— Start —

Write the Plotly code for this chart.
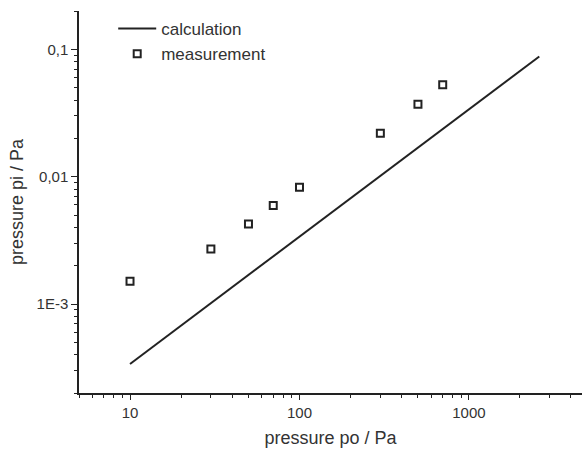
import numpy as np
import plotly.graph_objects as go

calc_x = [10, 2600]
calc_y = [3.38e-4, 0.0879]

meas_x = [10, 30, 50, 70, 100, 300, 500, 700]
meas_y = [1.51e-3, 2.70e-3, 4.25e-3, 5.95e-3, 8.24e-3, 0.0219, 0.037, 0.0528]

x_ticks = [10, 100, 1000]
x_ticktext = ["10", "100", "1000"]
y_ticks = [1e-3, 1e-2, 1e-1]
y_ticktext = ["1E-3", "0,01", "0,1"]

x_minor = [m * 10 ** e for e in range(0, 4) for m in range(2, 10)]
y_minor = [m * 10 ** e for e in range(-4, 0) for m in range(2, 10)]

fig = go.Figure()
fig.add_trace(go.Scatter(x=calc_x, y=calc_y, mode="lines", name="calculation",
                         line=dict(color="#222", width=2)))
fig.add_trace(go.Scatter(x=meas_x, y=meas_y, mode="markers", name="measurement",
                         marker=dict(symbol="square-open", size=7, color="#222",
                                     line=dict(width=2, color="#222"))))

fam = "Liberation Sans, Arial, sans-serif"
fig.update_layout(
    width=582, height=451,
    margin=dict(l=79, r=0, t=11, b=58),
    paper_bgcolor="white", plot_bgcolor="white",
    font=dict(family=fam, size=15, color="#333"),
    legend=dict(x=0.068, y=1.0, xanchor="left", yanchor="top",
                bgcolor="rgba(0,0,0,0)", font=dict(size=17, color="#333"),
                itemwidth=38, tracegroupgap=0),
    showlegend=True,
)
fig.update_xaxes(type="log", range=[np.log10(5), 3.667],
                 showline=True, linecolor="#222", linewidth=1.5,
                 showgrid=False, zeroline=False,
                 tickmode="array", tickvals=x_ticks, ticktext=x_ticktext,
                 ticks="outside", ticklen=5, tickwidth=1.2, tickcolor="#222",
                 minor=dict(tickmode="array", tickvals=x_minor, ticks="outside",
                            ticklen=3, tickwidth=1.2, tickcolor="#222", showgrid=False),
                 tickfont=dict(family=fam, size=15, color="#333"),
                 title=dict(text="pressure po / Pa", font=dict(family=fam, size=18, color="#333"), standoff=12))
fig.update_yaxes(type="log", range=[np.log10(2e-4), np.log10(0.2)],
                 showline=True, linecolor="#222", linewidth=1.5,
                 showgrid=False, zeroline=False,
                 tickmode="array", tickvals=y_ticks, ticktext=y_ticktext,
                 ticks="outside", ticklen=6, tickwidth=1.2, tickcolor="#222",
                 minor=dict(tickmode="array", tickvals=y_minor, ticks="outside",
                            ticklen=3, tickwidth=1.2, tickcolor="#222", showgrid=False),
                 tickfont=dict(family=fam, size=15, color="#333"),
                 title=dict(text="pressure pi / Pa", font=dict(family=fam, size=18, color="#333"), standoff=8))

fig.write_html("out.html")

— End —

Restate the material word for word from its first line through the line containing "0.0219, 0.037, 0.0528]", both included; the pictures do not belong in it.

Write the Plotly code for this chart.
import numpy as np
import plotly.graph_objects as go

calc_x = [10, 2600]
calc_y = [3.38e-4, 0.0879]

meas_x = [10, 30, 50, 70, 100, 300, 500, 700]
meas_y = [1.51e-3, 2.70e-3, 4.25e-3, 5.95e-3, 8.24e-3, 0.0219, 0.037, 0.0528]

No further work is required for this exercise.